Les Honnêtetés littéraires/Édition Garnier/10

Œuvres complètes de VoltaireGarniertome 26 (p. 128).

DIXIÈME HONNÊTETÉ.

Un gentilhomme de Bretagne, qui a fait des comédies charmantes[1], nous a donné des anecdotes très-curieuses sur la ville de Paris et sur l’histoire de France, imprimées avec privilége, et surtout avec celui de l’approbation publique ; aussitôt les auteurs de je ne sais quelles feuilles[2] (car je ne lis point les feuilles) écrivent dans ces feuilles, dédiées à la cour, à douze sous par mois, que l’auteur est incontestablement déiste ou athée, et qu’il est impossible que cela ne soit pas, puisqu’il a dit que Maugiron, Quélus, et Saint-Mégrin, tués sous le règne de Henri III, furent enterrés dans l’église de Saint-Paul, et qu’on n’avait pas voulu inhumer une vieille femme dans la rue de l’Arbre-Sec avant qu’on eût vu son testament.

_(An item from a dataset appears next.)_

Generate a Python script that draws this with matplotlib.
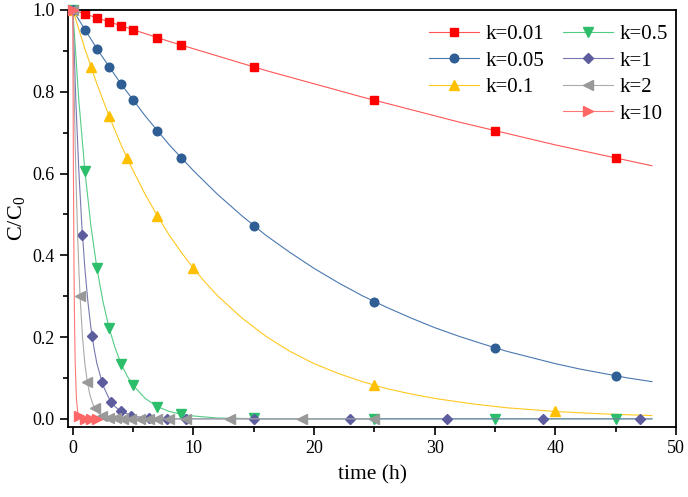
import matplotlib
matplotlib.use("Agg")
import matplotlib.pyplot as plt
from matplotlib.lines import Line2D

plt.rcParams['font.family'] = ['Liberation Serif', 'DejaVu Serif']
plt.rcParams['mathtext.fontset'] = 'custom'
plt.rcParams['mathtext.rm'] = 'Liberation Serif'
plt.rcParams['mathtext.it'] = 'Liberation Serif:italic'

# ---- data ----
labels = ["k=0.01", "k=0.05", "k=0.1", "k=0.5", "k=1", "k=2", "k=10"]

# measured points (markers)
t_001 = [0, 1, 2, 3, 4, 5, 7, 9, 15, 25, 35, 45]
c_001 = [1.0, 0.990, 0.980, 0.970, 0.961, 0.951, 0.932, 0.914, 0.861, 0.779, 0.705, 0.638]
t_005 = [0, 1, 2, 3, 4, 5, 7, 9, 15, 25, 35, 45]
c_005 = [1.0, 0.951, 0.905, 0.861, 0.819, 0.779, 0.705, 0.638, 0.472, 0.287, 0.174, 0.105]
t_01 = [0, 1.5, 3, 4.5, 7, 10, 25, 40]
c_01 = [1.0, 0.861, 0.741, 0.638, 0.497, 0.368, 0.082, 0.018]
t_05 = [0, 1, 2, 3, 4, 5, 7, 9, 15, 25, 35, 45]
c_05 = [1.0, 0.607, 0.368, 0.223, 0.135, 0.082, 0.030, 0.011, 0.001, 0.0, 0.0, 0.0]
t_1 = [0, 0.8, 1.6, 2.4, 3.2, 4.0, 4.8, 6.3, 7.8, 9.4, 15, 23, 31, 39, 47]
c_1 = [1.0, 0.449, 0.202, 0.091, 0.041, 0.018, 0.008, 0.002, 0.0, 0.0, 0.0, 0.0, 0.0, 0.0, 0.0]
t_2 = [0, 0.6, 1.2, 1.8, 2.4, 3.0, 3.6, 4.2, 4.8, 5.6, 6.3, 7, 8, 9.4, 13, 19, 25]
c_2 = [1.0, 0.301, 0.091, 0.027, 0.008, 0.002, 0.001, 0.0, 0.0, 0.0, 0.0, 0.0, 0.0, 0.0, 0.0, 0.0, 0.0]
t_10 = [0, 0.5, 1.0, 1.5, 2.0]
c_10 = [1.0, 0.007, 0.0, 0.0, 0.0]

# fitted curves
lt_001 = [0, 8, 16, 24, 32, 40, 48]
lc_001 = [1.0, 0.923, 0.852, 0.787, 0.726, 0.670, 0.619]
lt_005 = [0, 2, 4, 6, 8, 10, 12, 14, 16, 18, 20, 22, 24, 26, 28, 30, 32, 34, 36, 38, 40, 42, 44, 46, 48]
lc_005 = [1.0, 0.905, 0.819, 0.741, 0.670, 0.607, 0.549, 0.497, 0.449, 0.407, 0.368, 0.333, 0.301,
          0.273, 0.247, 0.223, 0.202, 0.183, 0.165, 0.150, 0.135, 0.122, 0.111, 0.100, 0.091]
lt_01 = [0, 1, 2, 3, 4, 5, 6, 7, 8, 9, 10, 11, 12, 14, 16, 18, 20, 22, 24, 26, 28, 30, 33, 36, 40, 44, 48]
lc_01 = [1.0, 0.905, 0.819, 0.741, 0.670, 0.607, 0.549, 0.497, 0.449, 0.407, 0.368, 0.333, 0.301,
         0.247, 0.202, 0.165, 0.135, 0.111, 0.091, 0.074, 0.061, 0.050, 0.037, 0.027, 0.018, 0.012, 0.008]
lt_05 = [0, 0.5, 1, 1.5, 2, 2.5, 3, 3.5, 4, 4.5, 5, 6, 7, 8, 9, 10, 12, 14, 16, 20, 48]
lc_05 = [1.0, 0.779, 0.607, 0.472, 0.368, 0.287, 0.223, 0.174, 0.135, 0.105, 0.082, 0.050, 0.030,
         0.018, 0.011, 0.007, 0.002, 0.001, 0.0, 0.0, 0.0]
lt_1 = [0, 0.25, 0.5, 0.75, 1, 1.25, 1.5, 1.75, 2, 2.5, 3, 3.5, 4, 5, 6, 7, 8, 10, 48]
lc_1 = [1.0, 0.779, 0.607, 0.472, 0.368, 0.287, 0.223, 0.174, 0.135, 0.082, 0.050, 0.030, 0.018,
        0.007, 0.002, 0.001, 0.0, 0.0, 0.0]
lt_2 = [0, 0.1, 0.2, 0.3, 0.4, 0.5, 0.6, 0.8, 1, 1.2, 1.4, 1.6, 1.8, 2.2, 2.6, 3, 4, 5, 25]
lc_2 = [1.0, 0.819, 0.670, 0.549, 0.449, 0.368, 0.301, 0.202, 0.135, 0.091, 0.061, 0.041, 0.027,
        0.012, 0.006, 0.002, 0.0, 0.0, 0.0]
lt_10 = [0, 0.05, 0.1, 0.15, 0.2, 0.3, 0.4, 0.5, 0.7, 1, 2]
lc_10 = [1.0, 0.607, 0.368, 0.223, 0.135, 0.050, 0.018, 0.007, 0.001, 0.0, 0.0]

# ---- style ----
mk_colors = ['#FF0000', '#2E5E94', '#FFC000', '#2DBE6C', '#5C5C9E', '#999999', '#FF6666']
ln_colors = ['#FF5555', '#4A78B0', '#FFC820', '#55CC85', '#7878B0', '#AAAAAA', '#FF7777']
markers = ['s', 'o', '^', 'v', 'D', '<', '>']
msizes = [5.5, 6.2, 6.8, 6.8, 5.2, 6.8, 6.8]

pts = [(t_001, c_001), (t_005, c_005), (t_01, c_01), (t_05, c_05),
       (t_1, c_1), (t_2, c_2), (t_10, c_10)]
curves = [(lt_001, lc_001), (lt_005, lc_005), (lt_01, lc_01), (lt_05, lc_05),
          (lt_1, lc_1), (lt_2, lc_2), (lt_10, lc_10)]

fig = plt.figure(figsize=(6.88, 4.97), dpi=100)
ax = fig.add_axes([0.0988, 0.1408, 0.8838, 0.8391])

handles = []
for i in range(len(labels)):
    ax.plot(curves[i][0], curves[i][1], '-', color=ln_colors[i], lw=0.8, zorder=2 + i)
    ax.plot(pts[i][0], pts[i][1], ls='none', marker=markers[i], ms=msizes[i],
            color=mk_colors[i], mec=mk_colors[i], zorder=2 + i, clip_on=False)
    h = Line2D([], [], color=ln_colors[i], lw=0.8, marker=markers[i], ms=msizes[i],
               mfc=mk_colors[i], mec=mk_colors[i], label=labels[i])
    handles.append(h)

# blank slot so the first legend column holds three entries
blank = Line2D([], [], alpha=0, label=' ')
handles.insert(3, blank)

leg = ax.legend(handles=handles, ncol=2, loc='upper right', frameon=False,
                fontsize=15, handlelength=2.4, handletextpad=0.3, columnspacing=0.9,
                labelspacing=0.33, borderaxespad=0.0, bbox_to_anchor=(1.0, 0.985))

ax.set_xlim(-0.4, 50)
ax.set_ylim(-0.02, 1.0)
ax.set_xticks([0, 10, 20, 30, 40, 50])
ax.set_xticks([5, 15, 25, 35, 45], minor=True)
ax.set_yticks([0.0, 0.2, 0.4, 0.6, 0.8, 1.0])
ax.set_yticks([0.1, 0.3, 0.5, 0.7, 0.9], minor=True)
ax.set_yticklabels(['0.0', '0.2', '0.4', '0.6', '0.8', '1.0'])
ax.tick_params(axis='both', which='major', direction='out', length=6, width=1.2, labelsize=13)
ax.tick_params(axis='both', which='minor', direction='out', length=3.5, width=1.2)

for s in ax.spines.values():
    s.set_linewidth(1.3)

ax.set_xlabel('time (h)', fontsize=15.5, labelpad=6)
ax.set_ylabel('C/C$_\\mathrm{0}$', fontsize=16, labelpad=4)

fig.savefig('out.png', dpi=100)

Le Breton, qui n’entend point raillerie, fait assigner au Châtelet les auteurs des feuilles, par-devant le lieutenant criminel, en réparation d’honneur et de conscience, au mois de juin 1763. Les folliculaires civilisent l’affaire, et sont forcés de demander pardon de leur incivilité.

  1. Saint-Foix, auteur des Essais sur Paris. Voyez tome XX, page 323.
  2. Ce sont les auteurs du Journal chrétien. Or, ce journal n’étant pas bon, on a dit qu’il était mauvais chrétien. (Note de Voltaire.)